All went well at first, but all of a sudden the bus veered off the road, mounted a steep bank on the opposite side, and came to a halt. Well, by that time I, who had been sitting on my friend's lap, was now sitting on the floor in the aisle with a sheet of metal across my feet. Everybody was trying to get out but it was very difficult because of the angle that the bus had come to rest at. One lady had sprained her ankle because of the drop from the step of the bus to the ground.

We all got out and were sitting on the bank feeling a bit shocked when an American ambulance pulled up. The medical staff got out and ascertained who had been injured. One of the staff came to me and said, ‘Are you alright?’ I said, ‘Yes, thank you,’ and he said, ‘Does your foot hurt?’ When I looked down, I realised my foot was covered in blood. The sheet of metal that had been laying across my foot when I came to rest in the aisle of the bus had been the base of the seat that we had been sitting on and it had cut into my foot.

Anyway, all the injured were taken home in an army ambulance. I was mortified when we pulled up outside our house, and people in the street stared and wondered what was going on. It took quite a while to live that down.

Neither of my friends were hurt, fortunately, and they were taken back to Leamington by the usual transport. Afterwards, we found out that the driver of the coach was in hospital recovering from malaria, and shouldn't have been driving at all – evidently, he had an attack while driving the bus.

Looking back

There were some very sad times as young men, who lived in the area, were sent off to war and were killed or taken prisoner. One of our close neighbours lost a younger brother in the navy, and I remember a boy, who I had been at school with and had joined the Merchant Navy, whose ship was sunk and he was in a lifeboat at sea before being rescued.
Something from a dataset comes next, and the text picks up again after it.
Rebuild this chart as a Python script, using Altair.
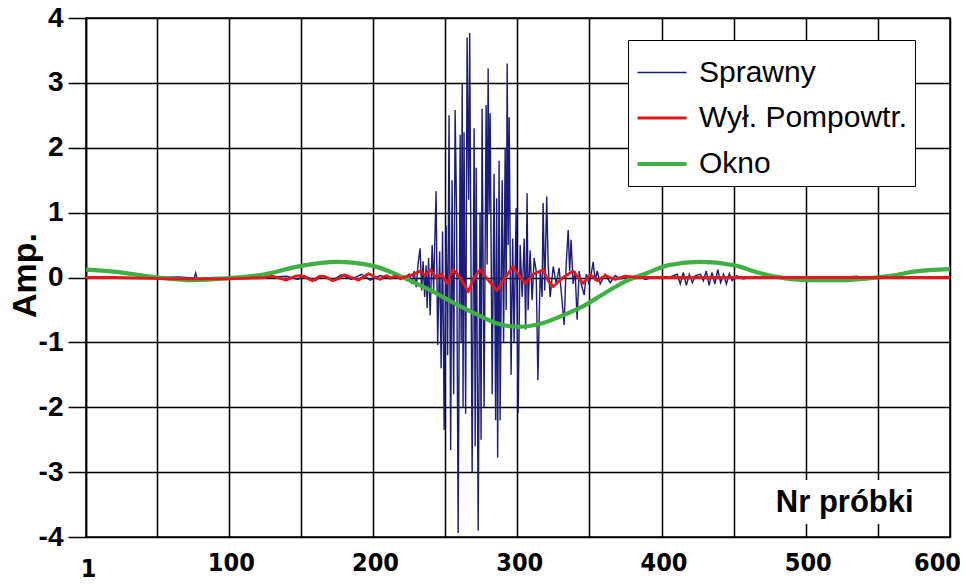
import altair as alt
import pandas as pd

# ---------------- data ----------------
series_names = ["Sprawny", "Wył. Pompowtr.", "Okno"]
series_colors = ["#1b1b7a", "#e8161b", "#3fb043"]
series_widths = [1.4, 4.2, 4.0]

# (sample, amplitude)
blue_pts = [
    (1, 0.0), (10, -0.01), (20, 0.01), (35, -0.01), (50, 0.0), (65, 0.01), (76, -0.01),
    (77, 0.07), (78, -0.02), (90, 0.0), (110, -0.01), (125, 0.0), (140, 0.02), (148, -0.03),
    (152, 0.03), (160, -0.05), (165, 0.03), (172, -0.04), (178, 0.04), (185, -0.03),
    (192, 0.05), (198, -0.04), (205, 0.03), (212, -0.02), (218, 0.02), (222, 0.0),
    (225, 0.05), (227, -0.1),
    (228.5, 0.1), (229.9, -0.15), (231.2, 0.2), (232.6, 0.45), (233.7, -0.2), (234.7, 0.25),
    (235.8, -0.3), (236.8, 0.19), (237.5, -0.47), (238.5, 0.3), (239.6, -0.58), (241.0, 0.5),
    (242.0, -0.2), (243.7, 1.33), (244.8, -1.04), (246.2, 0.4), (247.2, -1.4), (248.2, 0.71),
    (249.3, -2.35), (250.7, 0.8), (251.7, -1.2), (252.7, 2.5), (253.8, -2.66), (254.8, 1.5),
    (255.9, -1.8), (256.9, 2.58), (257.9, 1.0), (259.0, -3.94), (260.4, 2.2), (261.1, -1.0),
    (261.8, 3.0), (262.4, -2.0), (263.1, 2.24), (264.2, -2.1), (265.2, 3.7), (266.3, 1.2),
    (267.0, 3.77), (268.7, -3.0), (270.1, 2.3), (270.8, -2.6), (271.5, 1.69), (272.9, -3.9),
    (274.2, 1.0), (274.9, -2.5), (275.6, 2.6), (277.0, -2.0), (278.4, 2.66), (279.1, 0.2),
    (279.8, 3.22), (280.5, 1.0), (281.2, 2.53), (282.6, -1.8), (283.9, 1.6), (285.0, -2.2),
    (285.7, 1.22), (286.4, -2.78), (287.4, 1.8), (288.1, -2.2), (289.5, 1.5), (290.5, -1.0),
    (291.6, 2.0), (292.3, -0.5), (293.0, 3.3), (293.7, 0.5), (294.4, 2.47), (295.7, -1.5),
    (296.8, 0.6), (297.8, -1.0), (299.2, 1.07), (300.6, -2.09), (302.0, 0.5), (303.4, -0.3),
    (304.8, 0.6), (305.8, -0.8), (306.8, 1.3), (307.5, -0.5), (308.9, 0.42), (310.3, -0.35),
    (311.7, 0.3), (313.1, 0.1), (314.3, -1.58), (315.9, 0.1), (317.2, -0.3), (317.9, 1.15),
    (319.0, -0.2), (320.4, 1.25), (321.4, 0.2), (322.8, -0.3), (324.9, 0.17), (327.0, -0.1),
    (329.0, 0.15), (330.4, -0.2), (332.5, -0.73), (333.9, 0.2), (335.3, 0.73), (336.3, 0.1),
    (337.3, 0.58), (338.7, -0.1), (340.1, 0.1), (341.5, -0.65), (342.9, 0.1), (344.3, -0.1),
    (346.4, -0.27), (347.8, 0.05), (349.8, -0.1), (351.2, 0.05), (352.6, 0.24), (354.0, -0.05),
    (355.4, 0.1), (357.5, -0.1), (360.9, 0.05), (364.4, -0.08), (367.9, 0.03), (371.3, -0.02),
    (378.3, 0.0), (385.2, 0.02), (388.7, -0.03), (395, 0.01), (405, 0.0),
    (410.9, 0.05), (413, -0.1), (415.1, 0.08), (417.2, -0.12), (419.3, 0.05), (421.4, -0.08),
    (423.5, 0.03), (427, 0.05), (429, -0.05), (431, 0.1), (433, -0.12), (435, 0.08),
    (437, -0.1), (439, 0.12), (441, -0.08), (443, 0.05), (445, -0.1), (447, 0.06),
    (449, -0.05), (452, 0.03), (456, -0.02), (465, 0.0), (480, 0.01), (500, -0.01),
    (520, 0.0), (536, 0.02), (538, -0.03), (555, 0.0), (570, 0.01), (580, -0.01), (600, 0.0),
]

red_pts = [
    (1, 0.0), (20, 0.0), (40, -0.01), (60, -0.02), (80, -0.02), (100, -0.02), (115, -0.01),
    (125, 0.0), (130, 0.02), (135, -0.01), (140, -0.04), (146, 0.02), (150, 0.03), (155, -0.02),
    (158, -0.05), (163, 0.02), (167, 0.01), (172, -0.05), (176, -0.02), (180, 0.04), (185, 0.0),
    (190, -0.04), (194, 0.02), (197, 0.06), (201, 0.01), (205, -0.03), (209, 0.03), (212, 0.0),
    (216, 0.02), (219, -0.02), (222, 0.01), (226, 0.03), (229, 0.06), (232.6, 0.1), (236, 0.03),
    (239.6, 0.12), (243.7, 0.0), (247.2, 0.05), (251.4, -0.09), (255.5, 0.12), (260.4, 0.0),
    (266, -0.22), (270.1, 0.0), (274.2, 0.12), (279.1, -0.02), (286, -0.2), (291.6, 0.0),
    (297.1, 0.17), (300.6, 0.05), (305.5, -0.09), (311, 0.05), (318, 0.12), (321.4, -0.05),
    (324.9, -0.14), (331.8, 0.0), (338.7, 0.1), (345.7, -0.09), (350.5, 0.05), (355.4, -0.05),
    (360.9, 0.03), (367.9, -0.03), (374.8, 0.02), (383, 0.0), (400, 0.0), (450, 0.0),
    (500, 0.0), (550, 0.0), (600, 0.0),
]

green_pts = [
    (1, 0.12), (20, 0.09), (40, 0.03), (55, -0.01), (75, -0.04), (100, -0.01), (125, 0.05),
    (150, 0.18), (175, 0.24), (200, 0.18), (215, 0.06), (225, -0.04), (240, -0.2), (255, -0.38),
    (270, -0.55), (285, -0.7), (300, -0.76), (315, -0.72), (330, -0.6), (345, -0.45),
    (360, -0.25), (375, -0.06), (390, 0.07), (405, 0.19), (427, 0.24), (450, 0.19), (468, 0.07),
    (480, 0.01), (503, -0.04), (525, -0.04), (545, -0.01), (560, 0.03), (575, 0.09), (600, 0.13),
]

x_ticks = [1, 50, 100, 150, 200, 250, 300, 350, 400, 450, 500, 550, 600]
y_ticks = [-4, -3, -2, -1, 0, 1, 2, 3, 4]

x_title = "Nr próbki"
y_title = "Amp."
# annotation box for x title (data units)
note_box = {"sample": 472, "sample2": 598, "amp": -3.12, "amp2": -3.8}
note_pos = {"sample": 527, "amp": -3.47}

# ---------------- build ----------------
frames = []
for name, pts in zip(series_names, [blue_pts, red_pts, green_pts]):
    frames.append(pd.DataFrame({
        "sample": [p[0] for p in pts],
        "amp": [p[1] for p in pts],
        "series": name,
        "idx": list(range(len(pts))),
    }))
df = pd.concat(frames, ignore_index=True)

FONT = "Liberation Sans, Arial, sans-serif"
NARROW = "Liberation Sans Narrow, Arial Narrow, DejaVu Sans Condensed, sans-serif"

leg = alt.Legend(
    orient="none", legendX=542, legendY=22, title=None,
    symbolType="stroke", symbolSize=2400, labelFont=FONT, labelFontSize=30,
    labelColor="black", labelLimit=500, labelOffset=10,
    strokeColor="black", fillColor="white", padding=7, rowPadding=4,
)

x_enc = alt.X(
    "sample:Q",
    scale=alt.Scale(domain=[1, 600], nice=False, zero=False),
    axis=alt.Axis(
        values=x_ticks, title=None, grid=True, gridColor="black", gridWidth=1.5,
        ticks=False, domain=False, labelFont=NARROW, labelFontSize=25,
        labelFontWeight="bold", labelColor="black", labelFlush=False,
        labelExpr="datum.value == 1 ? '1' : (datum.value % 100 == 0 ? datum.label : '')",
        labelPadding={"condition": {"test": "datum.value == 1", "value": 19}, "value": 13},
        labelOffset={"condition": {"test": "datum.value == 600", "value": -13}, "value": 2},
    ),
)
y_enc = alt.Y(
    "amp:Q",
    scale=alt.Scale(domain=[-4, 4], nice=False, zero=False),
    axis=alt.Axis(
        values=y_ticks, labelExpr="toString(datum.value)", title=y_title, grid=True,
        gridColor="black", gridWidth=1.5,
        tickSize=18, tickColor="black", tickWidth=1.5, domainColor="black", domainWidth=1.5,
        labelFont=FONT, labelFontSize=28, labelFontWeight="bold", labelColor="black",
        labelPadding=5, titleFont=FONT, titleFontSize=34, titleFontWeight="bold",
        titleColor="black", titleX=-61, titleY=257, titleAngle=270, titleBaseline="middle",
        titleAlign="center",
    ),
)

base = alt.Chart(df).encode(
    x=x_enc,
    y=y_enc,
    color=alt.Color("series:N", scale=alt.Scale(domain=series_names, range=series_colors), legend=leg),
    strokeWidth=alt.StrokeWidth("series:N", scale=alt.Scale(domain=series_names, range=series_widths), legend=leg),
    order="idx:Q",
)

blue = base.mark_line(clip=True).transform_filter(alt.datum.series == series_names[0])
green = base.mark_line(clip=True, strokeJoin="round", interpolate="monotone").transform_filter(
    alt.datum.series == series_names[2])
red = base.mark_line(clip=True, strokeJoin="round").transform_filter(alt.datum.series == series_names[1])

note_df = pd.DataFrame([{**note_box}])
note_rect = alt.Chart(note_df).mark_rect(color="white").encode(
    x="sample:Q", x2="sample2:Q", y="amp:Q", y2="amp2:Q"
)
note_text_df = pd.DataFrame([{**note_pos, "label": x_title}])
note_text = alt.Chart(note_text_df).mark_text(
    font=FONT, fontSize=31, fontWeight="bold", color="black", baseline="middle", align="center"
).encode(x="sample:Q", y="amp:Q", text="label:N")

chart = alt.layer(blue, green, red, note_rect, note_text).properties(
    width=864, height=519,
    padding={"left": 78, "top": 10, "right": 10, "bottom": 45},
    autosize=alt.AutoSizeParams(type="none"),
    background="white",
).configure_view(stroke="black", strokeWidth=1.5)

chart.save("out.html", embed_options={"renderer": "svg", "actions": False})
I also remember a friend of mine whose brother was in the army and who, because he had been in the Territorial Army prior to war, had been among the first sent to France to fight at Dunkirk. He was taken prisoner by the Germans and spent the rest of the war in a prisoner of war camp. I remember how pleased my friend was when her family received the very occasional letter from him. She proudly brought one of his letters to school to show everybody - how strange the address looked and sounded. If I remember it correctly it was something like Kreigsgefangannapost, whatever that meant, but she didn't see him again until they were repatriated after the war ended.